**TASK DETAILS:** Please repeat, exactly and with nothing added, the lines running from the line that contains "Give me the matplotlib source for this chart." to the line that contains "from matplotlib.patches import Patch", both lines included.
-- Begin PROVIDED DATA --
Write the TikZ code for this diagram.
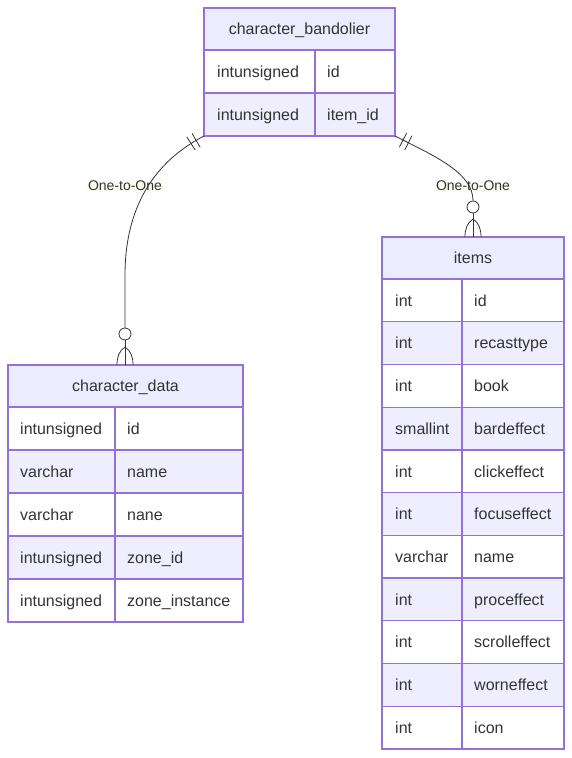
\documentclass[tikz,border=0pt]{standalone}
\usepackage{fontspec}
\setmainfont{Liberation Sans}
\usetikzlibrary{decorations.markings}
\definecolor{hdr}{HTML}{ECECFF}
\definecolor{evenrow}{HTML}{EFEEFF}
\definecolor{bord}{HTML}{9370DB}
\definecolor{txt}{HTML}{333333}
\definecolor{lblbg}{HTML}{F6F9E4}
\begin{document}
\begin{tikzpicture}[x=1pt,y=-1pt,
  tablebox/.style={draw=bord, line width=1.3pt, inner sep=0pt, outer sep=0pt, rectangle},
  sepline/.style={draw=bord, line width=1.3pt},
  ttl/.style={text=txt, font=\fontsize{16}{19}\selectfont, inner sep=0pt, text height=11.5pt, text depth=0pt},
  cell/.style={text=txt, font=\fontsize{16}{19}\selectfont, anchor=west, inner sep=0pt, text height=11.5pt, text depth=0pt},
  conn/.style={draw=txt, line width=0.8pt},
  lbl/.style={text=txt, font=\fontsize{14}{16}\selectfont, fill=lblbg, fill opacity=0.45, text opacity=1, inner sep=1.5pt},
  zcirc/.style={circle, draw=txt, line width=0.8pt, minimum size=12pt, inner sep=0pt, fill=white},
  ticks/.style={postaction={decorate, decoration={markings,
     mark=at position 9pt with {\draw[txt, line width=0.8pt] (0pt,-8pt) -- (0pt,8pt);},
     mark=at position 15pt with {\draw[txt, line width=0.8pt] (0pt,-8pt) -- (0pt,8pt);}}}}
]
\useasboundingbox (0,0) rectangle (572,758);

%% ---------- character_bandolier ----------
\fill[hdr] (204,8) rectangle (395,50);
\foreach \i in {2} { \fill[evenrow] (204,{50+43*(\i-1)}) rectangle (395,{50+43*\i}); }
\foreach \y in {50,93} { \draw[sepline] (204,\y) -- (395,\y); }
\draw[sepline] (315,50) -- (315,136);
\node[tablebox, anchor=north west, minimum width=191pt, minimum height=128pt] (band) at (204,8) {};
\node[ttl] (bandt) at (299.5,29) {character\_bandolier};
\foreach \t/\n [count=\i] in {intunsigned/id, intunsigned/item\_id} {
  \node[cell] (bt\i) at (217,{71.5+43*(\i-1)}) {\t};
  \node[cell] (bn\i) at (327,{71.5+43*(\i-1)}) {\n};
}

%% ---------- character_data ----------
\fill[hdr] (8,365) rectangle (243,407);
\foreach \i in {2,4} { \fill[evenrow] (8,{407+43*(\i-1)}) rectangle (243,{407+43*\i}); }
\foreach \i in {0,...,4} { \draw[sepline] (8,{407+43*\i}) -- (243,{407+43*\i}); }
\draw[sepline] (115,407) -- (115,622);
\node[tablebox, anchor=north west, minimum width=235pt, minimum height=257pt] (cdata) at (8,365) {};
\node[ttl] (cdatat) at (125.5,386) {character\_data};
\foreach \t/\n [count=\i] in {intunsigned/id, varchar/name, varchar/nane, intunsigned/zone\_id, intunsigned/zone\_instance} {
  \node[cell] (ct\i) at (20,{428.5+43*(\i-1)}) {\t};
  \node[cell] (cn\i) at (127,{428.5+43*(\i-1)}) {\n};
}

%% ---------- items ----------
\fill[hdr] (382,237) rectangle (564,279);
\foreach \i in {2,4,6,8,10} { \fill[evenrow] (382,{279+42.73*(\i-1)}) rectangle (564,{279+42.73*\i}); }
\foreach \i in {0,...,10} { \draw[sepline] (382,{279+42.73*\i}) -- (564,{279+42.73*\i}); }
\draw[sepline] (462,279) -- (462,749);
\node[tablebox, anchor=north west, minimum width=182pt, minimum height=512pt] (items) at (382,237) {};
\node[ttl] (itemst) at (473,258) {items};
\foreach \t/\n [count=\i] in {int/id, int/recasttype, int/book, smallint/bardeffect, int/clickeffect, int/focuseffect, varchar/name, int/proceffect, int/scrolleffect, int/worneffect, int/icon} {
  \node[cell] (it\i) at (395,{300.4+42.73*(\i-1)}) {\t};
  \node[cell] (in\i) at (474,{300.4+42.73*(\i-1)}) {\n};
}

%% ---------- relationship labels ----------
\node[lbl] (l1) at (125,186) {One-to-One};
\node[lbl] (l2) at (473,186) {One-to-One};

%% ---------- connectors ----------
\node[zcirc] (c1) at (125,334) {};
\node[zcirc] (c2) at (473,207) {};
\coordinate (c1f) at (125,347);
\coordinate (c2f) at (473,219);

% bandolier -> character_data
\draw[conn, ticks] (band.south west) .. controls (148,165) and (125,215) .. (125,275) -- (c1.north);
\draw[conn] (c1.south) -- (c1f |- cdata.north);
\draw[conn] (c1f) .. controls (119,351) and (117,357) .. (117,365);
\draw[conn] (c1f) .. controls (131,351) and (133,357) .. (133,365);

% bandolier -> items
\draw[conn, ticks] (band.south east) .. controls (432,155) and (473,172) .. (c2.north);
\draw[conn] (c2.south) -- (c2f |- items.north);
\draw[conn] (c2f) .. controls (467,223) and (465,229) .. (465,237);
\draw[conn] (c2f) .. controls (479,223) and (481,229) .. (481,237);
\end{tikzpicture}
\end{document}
-- End PROVIDED DATA --
-- Begin PROVIDED DATA --
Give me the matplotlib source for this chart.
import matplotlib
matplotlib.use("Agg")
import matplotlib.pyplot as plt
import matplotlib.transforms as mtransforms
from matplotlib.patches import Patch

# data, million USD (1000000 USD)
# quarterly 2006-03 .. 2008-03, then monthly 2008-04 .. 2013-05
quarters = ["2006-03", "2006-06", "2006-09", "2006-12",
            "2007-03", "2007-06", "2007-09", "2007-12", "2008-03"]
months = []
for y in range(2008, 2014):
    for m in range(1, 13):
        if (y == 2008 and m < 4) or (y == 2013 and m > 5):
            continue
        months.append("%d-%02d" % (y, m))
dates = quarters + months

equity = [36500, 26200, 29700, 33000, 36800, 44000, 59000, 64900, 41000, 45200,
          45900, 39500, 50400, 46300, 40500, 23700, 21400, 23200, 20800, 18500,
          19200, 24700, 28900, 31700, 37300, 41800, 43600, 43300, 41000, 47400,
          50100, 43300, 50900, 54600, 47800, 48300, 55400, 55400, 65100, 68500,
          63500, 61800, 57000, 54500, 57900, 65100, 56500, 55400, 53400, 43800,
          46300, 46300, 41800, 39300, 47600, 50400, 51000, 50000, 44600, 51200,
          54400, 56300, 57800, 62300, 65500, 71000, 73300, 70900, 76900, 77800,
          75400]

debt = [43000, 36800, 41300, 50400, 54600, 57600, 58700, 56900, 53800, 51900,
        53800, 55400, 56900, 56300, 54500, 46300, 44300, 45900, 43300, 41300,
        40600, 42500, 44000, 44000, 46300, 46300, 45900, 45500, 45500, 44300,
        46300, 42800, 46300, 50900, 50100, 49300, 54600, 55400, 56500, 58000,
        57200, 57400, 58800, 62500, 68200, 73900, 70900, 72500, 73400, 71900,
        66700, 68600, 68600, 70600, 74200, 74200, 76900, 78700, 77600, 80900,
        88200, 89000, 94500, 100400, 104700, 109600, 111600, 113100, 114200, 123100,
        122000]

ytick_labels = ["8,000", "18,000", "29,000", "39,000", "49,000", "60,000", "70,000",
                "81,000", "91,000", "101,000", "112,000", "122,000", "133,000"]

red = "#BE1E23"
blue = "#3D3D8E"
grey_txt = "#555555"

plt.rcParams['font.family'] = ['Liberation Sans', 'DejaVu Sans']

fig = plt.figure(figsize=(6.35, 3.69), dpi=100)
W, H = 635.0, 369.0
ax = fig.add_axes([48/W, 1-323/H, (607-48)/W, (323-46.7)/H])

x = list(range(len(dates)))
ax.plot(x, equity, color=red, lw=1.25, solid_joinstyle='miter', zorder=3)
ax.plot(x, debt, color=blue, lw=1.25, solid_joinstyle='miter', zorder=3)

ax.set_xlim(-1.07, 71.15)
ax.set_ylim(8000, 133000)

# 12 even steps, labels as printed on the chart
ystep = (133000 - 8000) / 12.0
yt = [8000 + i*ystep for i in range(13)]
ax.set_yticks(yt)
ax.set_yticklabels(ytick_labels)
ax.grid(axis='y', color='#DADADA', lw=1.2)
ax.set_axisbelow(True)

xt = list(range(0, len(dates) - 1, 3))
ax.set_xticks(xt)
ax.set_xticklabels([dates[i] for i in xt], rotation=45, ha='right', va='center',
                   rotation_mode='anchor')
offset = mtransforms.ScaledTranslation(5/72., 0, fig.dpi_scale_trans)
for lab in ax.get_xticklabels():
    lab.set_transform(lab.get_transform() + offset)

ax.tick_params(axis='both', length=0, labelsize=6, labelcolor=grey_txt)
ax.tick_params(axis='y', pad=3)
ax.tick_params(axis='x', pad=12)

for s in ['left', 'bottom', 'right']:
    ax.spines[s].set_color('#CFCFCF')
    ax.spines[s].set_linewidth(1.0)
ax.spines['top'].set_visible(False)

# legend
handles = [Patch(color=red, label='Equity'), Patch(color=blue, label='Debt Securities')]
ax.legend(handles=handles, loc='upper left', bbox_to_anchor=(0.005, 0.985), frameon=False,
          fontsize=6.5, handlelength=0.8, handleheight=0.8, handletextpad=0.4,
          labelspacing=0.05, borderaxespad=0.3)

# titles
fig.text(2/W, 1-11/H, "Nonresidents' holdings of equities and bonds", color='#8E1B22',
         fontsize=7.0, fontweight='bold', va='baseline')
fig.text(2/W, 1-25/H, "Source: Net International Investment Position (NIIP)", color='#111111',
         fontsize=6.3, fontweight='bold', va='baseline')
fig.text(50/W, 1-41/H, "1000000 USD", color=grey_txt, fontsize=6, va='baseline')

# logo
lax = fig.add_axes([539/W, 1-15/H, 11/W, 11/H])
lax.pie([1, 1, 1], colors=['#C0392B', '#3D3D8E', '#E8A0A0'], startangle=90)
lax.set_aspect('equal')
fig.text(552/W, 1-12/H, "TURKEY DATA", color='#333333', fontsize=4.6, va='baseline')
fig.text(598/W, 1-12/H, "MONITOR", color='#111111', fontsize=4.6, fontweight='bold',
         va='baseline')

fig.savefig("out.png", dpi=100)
-- End PROVIDED DATA --
-- Begin PROVIDED DATA --
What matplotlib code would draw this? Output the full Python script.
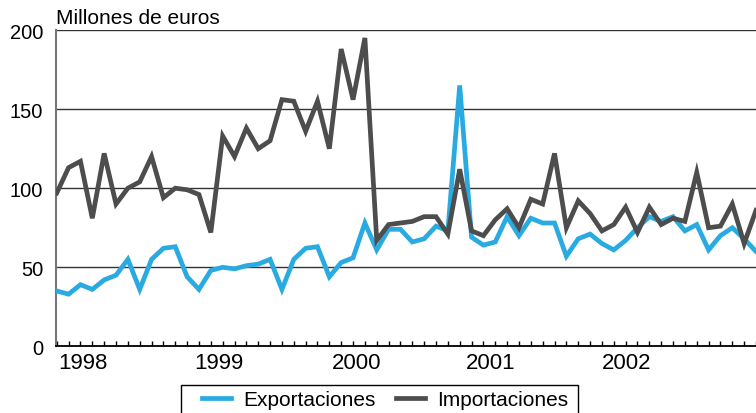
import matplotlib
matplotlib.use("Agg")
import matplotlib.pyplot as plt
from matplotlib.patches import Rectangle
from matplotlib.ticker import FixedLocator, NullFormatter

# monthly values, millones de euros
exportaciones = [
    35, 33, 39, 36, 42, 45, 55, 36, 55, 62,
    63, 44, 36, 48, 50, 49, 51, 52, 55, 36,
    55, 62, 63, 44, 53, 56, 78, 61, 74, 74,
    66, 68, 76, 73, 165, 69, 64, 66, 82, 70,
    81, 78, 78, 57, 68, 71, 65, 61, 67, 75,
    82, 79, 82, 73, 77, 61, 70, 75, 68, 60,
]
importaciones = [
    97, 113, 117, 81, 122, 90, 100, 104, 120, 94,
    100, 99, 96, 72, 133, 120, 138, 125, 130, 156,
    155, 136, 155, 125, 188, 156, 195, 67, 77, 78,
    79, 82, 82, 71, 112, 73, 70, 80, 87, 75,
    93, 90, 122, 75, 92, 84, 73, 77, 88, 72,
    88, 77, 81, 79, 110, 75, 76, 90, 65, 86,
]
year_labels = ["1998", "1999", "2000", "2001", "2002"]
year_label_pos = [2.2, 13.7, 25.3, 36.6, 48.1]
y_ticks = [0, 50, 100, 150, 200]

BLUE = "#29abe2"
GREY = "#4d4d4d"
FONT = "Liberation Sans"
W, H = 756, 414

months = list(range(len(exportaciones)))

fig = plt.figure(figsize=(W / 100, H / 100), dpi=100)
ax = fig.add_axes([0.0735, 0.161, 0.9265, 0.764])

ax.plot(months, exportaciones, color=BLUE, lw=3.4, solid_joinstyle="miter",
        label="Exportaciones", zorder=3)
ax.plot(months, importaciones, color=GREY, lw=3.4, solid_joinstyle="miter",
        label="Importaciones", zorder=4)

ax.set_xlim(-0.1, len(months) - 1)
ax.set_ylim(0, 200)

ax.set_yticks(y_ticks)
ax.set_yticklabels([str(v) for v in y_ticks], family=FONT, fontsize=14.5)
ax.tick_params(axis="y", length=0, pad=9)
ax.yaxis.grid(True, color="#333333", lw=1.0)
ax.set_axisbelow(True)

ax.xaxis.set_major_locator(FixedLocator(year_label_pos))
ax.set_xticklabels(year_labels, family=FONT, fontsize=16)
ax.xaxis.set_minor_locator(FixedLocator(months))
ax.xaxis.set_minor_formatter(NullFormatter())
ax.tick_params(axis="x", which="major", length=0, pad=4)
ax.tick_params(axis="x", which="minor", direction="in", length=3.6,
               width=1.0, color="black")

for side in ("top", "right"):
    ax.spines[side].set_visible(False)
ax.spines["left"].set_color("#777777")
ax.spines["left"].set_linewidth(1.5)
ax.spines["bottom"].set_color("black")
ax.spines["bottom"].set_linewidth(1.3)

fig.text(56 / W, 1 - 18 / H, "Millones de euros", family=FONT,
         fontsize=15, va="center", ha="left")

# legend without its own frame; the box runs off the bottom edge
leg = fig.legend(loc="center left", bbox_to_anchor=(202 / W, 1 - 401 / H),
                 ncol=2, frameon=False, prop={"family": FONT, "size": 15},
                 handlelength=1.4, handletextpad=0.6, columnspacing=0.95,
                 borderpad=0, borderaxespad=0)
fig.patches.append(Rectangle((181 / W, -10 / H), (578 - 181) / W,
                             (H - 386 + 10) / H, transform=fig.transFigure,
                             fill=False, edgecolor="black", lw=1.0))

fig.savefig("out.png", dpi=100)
-- End PROVIDED DATA --
**OUTPUT BELOW:**
Give me the matplotlib source for this chart.
import matplotlib
matplotlib.use("Agg")
import matplotlib.pyplot as plt
import matplotlib.transforms as mtransforms
from matplotlib.patches import Patch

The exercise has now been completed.